How would you improve braking capability on a hovercraft? Pretty much letting my mind free-wheel.
Assume a fleet of air-supported hover-craft were to replace cars/etc on the streets. Assume also that the present traffic-signals/pedestrian rules remain unchanged. 
As I understand hover-craft come to a gradual stop; similar to a train. 
What would be the equivalent of disc-brakes on hover-craft? i.e. How would you improve braking capability on a hovercraft?
p.s. Friction, Aerodynamics, Inertia hence the post here in the Physics forum but please feel free to vote as OT ... 
 A: 
A: Electromagnetic induction.
All roads the hovercraft drive on need to have spatially-varying permanent magnetic fields.  The hovercraft has a circuit with high induction sitting on board, but the circuit is usually broken.  When you want to brake, close the circuit and power drained by the induced current will slow the hovercraft.
This could potentially be used to store the energy as well.  The magnetic fields would have to be pretty strong, though.  Perhaps installing superconductors underneath all the roads could do it, if that ever becomes feasible.
Another option would be to simply use the hovercraft's fan to brake.  Usually, the engine drives the fan, which blows air out the back.  You could make it so when you pull on the brakes, it works the opposite way.  The air blows the fan, which sends energy back to the motor, or gets stored in a capacitor somewhere.  This stops the hovercraft.  You'd never be able to stop on a windy day, though, unless you stop actively by continuing the power the fan with the motor, but changing its direction.
A: Do you mean air-supported or magnetically supported?
Air-supported hovercraft need to be able to generate adequate horizontal thrust, for accelerating, decelerating, turning, whatever.
Just to give you an idea of how much thrust you can get from a propeller, a Cessna 172 weighs about 2000 lb and has propeller thrust of about 400 lb at full power.
That's 20% of its weight, or about .2g acceleration.
That's not too bad compared to rubber tires on asphalt, that can do about .5g .
Then if they really need to, they can lower some tires :)
A: To deal with lift fan failure, you'd need some landing pads anyway. If you design those properly you can use them for braking, too. The biggest problem might be how you'd lose the air cushion rapidly, in case of emergency braking. 
Maglev trains use a similar solution as they've got the same problem.
A: Well not sure why no one suggested it yet, but simple rocket science might do the trick. From the Newton's motion laws, which I think a hover craft follows pretty well, you need to put a force perpendicular to current velocity with opposite direction. 
So one would just need some thrust engines with adjustable thrust vectors and nice Stability Augmentation System. Higher thrust, sharper break.
And an engineer to calculate the power and feasibility of the solution. But I think it is pretty possible to implement in the real world.
The main pro of rocket science is that your breaks are independent of the ground and external systems, which I think is the very nicest feature of a hovercarft, and giving it up just for breaking is a no-go for me.
A: A motor in the front position should be adjusted to the same power of the back motor.  When the two will be switched on together, the like forces will cancel each other and not allow the craft to move. 
A: I think according to Newton, the like forces will cancel and the hovercraft will not accelerate :) That means it will carry on at the same velocity. You would need to switch the rear-facing fan off and turn the front-facing fan on to decelerate.
A: The hovercraft could contain a storage-area full of bowling balls. When you need to brake, the system ejects a bowling ball straight ahead with a velocity of:
$$v_{ball} = \frac{m_{hovercraft}+m_{ball}}{m_{ball}}\cdot v_{hovercraft}$$
This using conservation of momentum, which is calculated on the spot by the hovercraft's computer.
Ejecting a ball straight ahead with that speed will transfer all the momentum to it, stopping the hovercraft.
Of course, you could use something heavier, but that would increase the effort your system would have to make to keep the hovercraft afloat. 
Oh, also, the people would need to watch out.

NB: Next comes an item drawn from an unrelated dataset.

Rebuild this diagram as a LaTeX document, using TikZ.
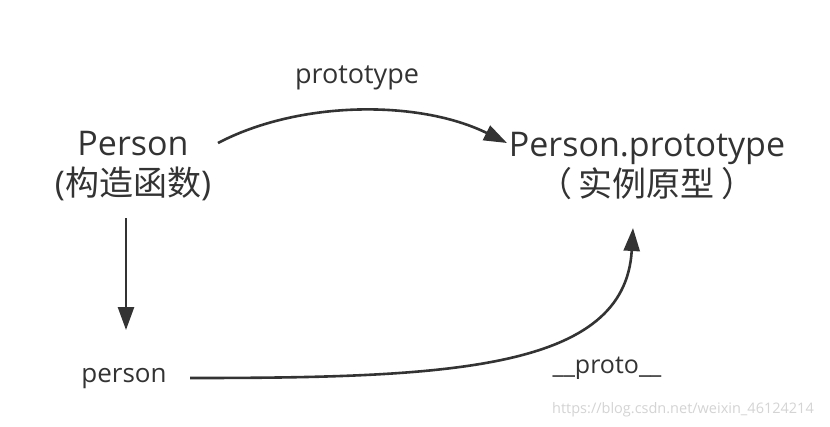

On a more serious note, a safer way to use this same principle could be using an air tank at the front of the hovercraft. At braking-time, a piston pushes this air ahead with a calculated speed (using the same COM formula).   


*

*If you need to brake slowly, the air would be pushed out comparitavely slowly, so that the your deceleration is more gradual.

*Emergency brakes would need the piston to push the air out VERY fast. 
Considering that you're talking about hovercraft's being used widely, the only thing which would cause a problem is the 'whoosh!'es heard everytime a hovercraft brakes. And that if you emergency brake and stop right in front of a pedestrian, s/he may be blown away.